In the meantime, I'm getting very excited for the trip itself. I've booked my flights, and arranged it so that I have time to spend with some dear friends who live there and their daughter, who I've never met. This trip will get me out of this godforsaken heat and drought (it's been MISERABLE in Austin...record breaking..."hottest spring on record") for a few days. Also, I've got tickets to see Gillian Welch while I'm there. Love her, never seen her live. But the most exciting part for me is that I get to focus on writing and writing alone from July 10 to July 17. Not what laundry needs to get done or what groceries need to be purchased or work or family or anything else. Just writing. How fucking AWESOME is that, y'all?!
Which leads me to this:
Even if I manage to find the time and mental energy required to sit down and write during any given day, I do not have a place to write. BH works from home for the most part, and he has to make due with a small desk crammed in the corner of our bedroom. His work stuff is in our bedroom, our dining room, our bookshelves and even our garage. It's not his fault: He needs this stuff to do his job and the nature of his work and the agency he works for means that he doesn't have an office building to go to each day. And the size and layout of our house does not allow him to have a space he can dedicate specifically to work. In fact, the poor guy can spend the bulk of one entire day in the confines of our bedroom sleeping/working unless he makes a concerted effort to get out of the house. He is definitely hard-wired differently than me because, if that were my situation, I would go insane and/or start drinking by noon every day.

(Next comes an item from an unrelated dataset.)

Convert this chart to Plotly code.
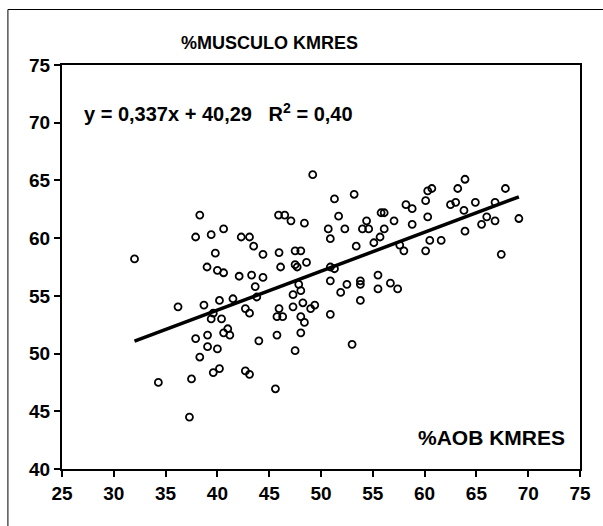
import plotly.graph_objects as go

# Data
aob = [38.3, 45.9, 46.5, 47.1, 40.6, 37.9, 39.4, 42.3, 43.1, 43.5, 44.4, 45.95, 47.5, 32.0, 39.8,
       39.0, 40.0, 40.6, 42.1, 43.3, 44.4, 46.1, 47.5, 49.2, 48.4, 51.3, 53.2, 51.7, 50.7, 52.3,
       50.9, 53.4, 54.4, 54.0, 54.6, 55.8, 56.1, 56.1, 57.05, 55.1, 55.7, 58.2, 58.8, 58.8, 60.1,
       60.3, 60.7, 60.3, 63.2, 63.9, 62.5, 63.0, 64.9, 63.8, 66.8, 67.8, 66.0, 65.5, 66.8, 69.1,
       63.9, 60.5, 61.6, 60.1, 57.6, 58.0, 67.4, 48.05, 47.7, 48.6, 50.9, 51.3, 43.65, 47.3, 47.3,
       36.2, 38.7, 40.2, 41.5, 43.8, 42.7, 43.1, 45.95, 45.75, 46.3, 39.4, 40.4, 39.6, 41.0, 40.6,
       41.2, 39.05, 37.9, 44.0, 45.75, 39.05, 40.0, 38.3, 40.2, 39.6, 42.7, 43.1, 37.5, 34.3, 45.6,
       37.3, 47.5, 47.85, 48.05, 48.25, 49.0, 49.4, 48.05, 48.4, 48.05, 50.9, 50.9, 52.5, 51.9, 53.8,
       53.8, 53.8, 55.5, 55.5, 56.7, 57.4, 53.0]
musculo = [62.0, 62.0, 62.0, 61.5, 60.8, 60.1, 60.3, 60.1, 60.1, 59.3, 58.6, 58.75, 58.9, 58.2, 58.7,
           57.5, 57.2, 57.0, 56.7, 56.8, 56.6, 57.5, 57.7, 65.5, 61.3, 63.4, 63.8, 61.9, 60.8, 60.8,
           59.95, 59.3, 61.5, 60.8, 60.8, 62.2, 62.2, 60.8, 61.5, 59.6, 60.1, 62.9, 62.55, 61.2, 63.25,
           64.1, 64.3, 61.85, 64.3, 65.1, 62.9, 63.1, 63.1, 62.4, 63.1, 64.3, 61.85, 61.2, 61.5, 61.7,
           60.6, 59.8, 59.8, 58.9, 59.4, 58.9, 58.6, 58.9, 57.5, 57.9, 57.5, 57.35, 55.8, 55.1, 54.05,
           54.05, 54.2, 54.6, 54.75, 54.9, 53.9, 53.5, 53.9, 53.2, 53.2, 53.0, 53.0, 53.5, 52.15, 51.8,
           51.6, 51.6, 51.3, 51.1, 51.6, 50.6, 50.4, 49.7, 48.7, 48.35, 48.5, 48.2, 47.8, 47.5, 46.95,
           44.5, 50.25, 56.0, 55.45, 54.4, 53.9, 54.2, 53.2, 52.7, 51.8, 56.3, 53.4, 56.0, 55.3, 56.3,
           56.0, 54.6, 56.8, 55.6, 56.1, 55.6, 50.8]

slope = 0.337
intercept = 40.29
x_ticks = [25, 30, 35, 40, 45, 50, 55, 60, 65, 70, 75]
y_ticks = [40, 45, 50, 55, 60, 65, 70, 75]
title_text = "%MUSCULO KMRES"
x_label = "%AOB KMRES"
eq_text = "y = 0,337x + 40,29   R<sup>2</sup> = 0,40"

FONT = "Liberation Sans, Arial, sans-serif"

fit_x = [min(aob), max(aob)]
fit_y = [slope * v + intercept for v in fit_x]

fig = go.Figure()
fig.add_trace(go.Scatter(
    x=aob, y=musculo, mode="markers",
    marker=dict(symbol="circle-open", size=7, color="black", line=dict(color="black", width=1.8)),
    showlegend=False, hoverinfo="skip"))
fig.add_trace(go.Scatter(
    x=fit_x, y=fit_y, mode="lines", line=dict(color="black", width=3.5),
    showlegend=False, hoverinfo="skip"))

axis_common = dict(
    showgrid=False, zeroline=False, showline=True, linecolor="black", linewidth=2,
    mirror=True, ticks="outside", ticklen=6, tickwidth=2, tickcolor="black",
    tickfont=dict(family=FONT, size=19, color="black", weight="bold"))

fig.update_xaxes(range=[25, 75], tickvals=x_ticks, ticktext=[str(v) for v in x_ticks], **axis_common)
fig.update_yaxes(range=[40, 75], tickvals=y_ticks, ticktext=[str(v) for v in y_ticks], **axis_common)

L, R, T, B = 62, 19, 65, 57
W, H = 603, 526
pw, ph = W - L - R, H - T - B

def px(xp):
    return (xp - L) / pw

def py(yp):
    return (H - B - yp) / ph

fig.update_layout(
    width=W, height=H, margin=dict(l=L, r=R, t=T, b=B),
    paper_bgcolor="white", plot_bgcolor="white",
    font=dict(family=FONT, color="black"),
    annotations=[
        dict(text=title_text, x=px(271), y=py(43), xref="paper", yref="paper",
             showarrow=False, xanchor="center", yanchor="middle",
             font=dict(family=FONT, size=18, color="black", weight="bold")),
        dict(text=eq_text, x=px(82), y=py(112), xref="paper", yref="paper",
             showarrow=False, xanchor="left", yanchor="middle",
             font=dict(family=FONT, size=20, color="black", weight="bold")),
        dict(text=x_label, x=px(571), y=py(437), xref="paper", yref="paper",
             showarrow=False, xanchor="right", yanchor="middle",
             font=dict(family=FONT, size=21, color="black", weight="bold")),
    ],
    shapes=[
        dict(type="line", xref="paper", yref="paper", x0=px(7.5), x1=px(640), y0=py(9.5), y1=py(9.5),
             line=dict(color="black", width=1)),
        dict(type="line", xref="paper", yref="paper", x0=px(7.5), x1=px(7.5), y0=py(9.5), y1=py(560),
             line=dict(color="black", width=1)),
    ],
)

fig.write_html("out.html")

Whenever I work from home (which is infrequent, but does happen), I set up at the dining room or kitchen table. It's not comfortable and definitely not conducive to focused thought. Plus, I always feel like I'm getting in his way or disturbing him, which kind of blows.
When I was eyeball-deep in writing my submission for the workshop, I would have to make arrangements with (the very supportive and understanding) BH so that I could stay at work late and utilize my workspace to write. And let me tell you, it's not very inspiring to sit at the same desk you've been sitting at all day and suddenly try to switch in to "creative mode" and write. Sometimes my fingers would, literally, quit working, as if to say, "Fuck this. You've been typing all day. We're done." I would get so frustrated with my endless string of typos, I'd just have to close up shop. Other times, I'd be on a roll and kicking much ass, but then the office's A/C would cut off around 6pm, and I'd soon grow so hot and uncomfortable that I couldn't think. And so, yes, I'd just have to close up shop and head home.
"Why not go to a coffee shop?" you might be asking in your mind. Well first off, I don't drink coffee, and second, those places are not good for me when I need to focus. Too many distractions.
And as if to add fuel to the fire of my frustrations, I frequently torture myself by going to Open Houses on the weekends--exploring homes for sale in parts of town I'd like to live but have no means to do so. Almost without fail, the houses I tour have a study. Usually nothing fancy: just a room with a window and a door. But a place where (were it OUR house) BH and I could contain our work and creative lives and separate ourselves from the distractions of home and family.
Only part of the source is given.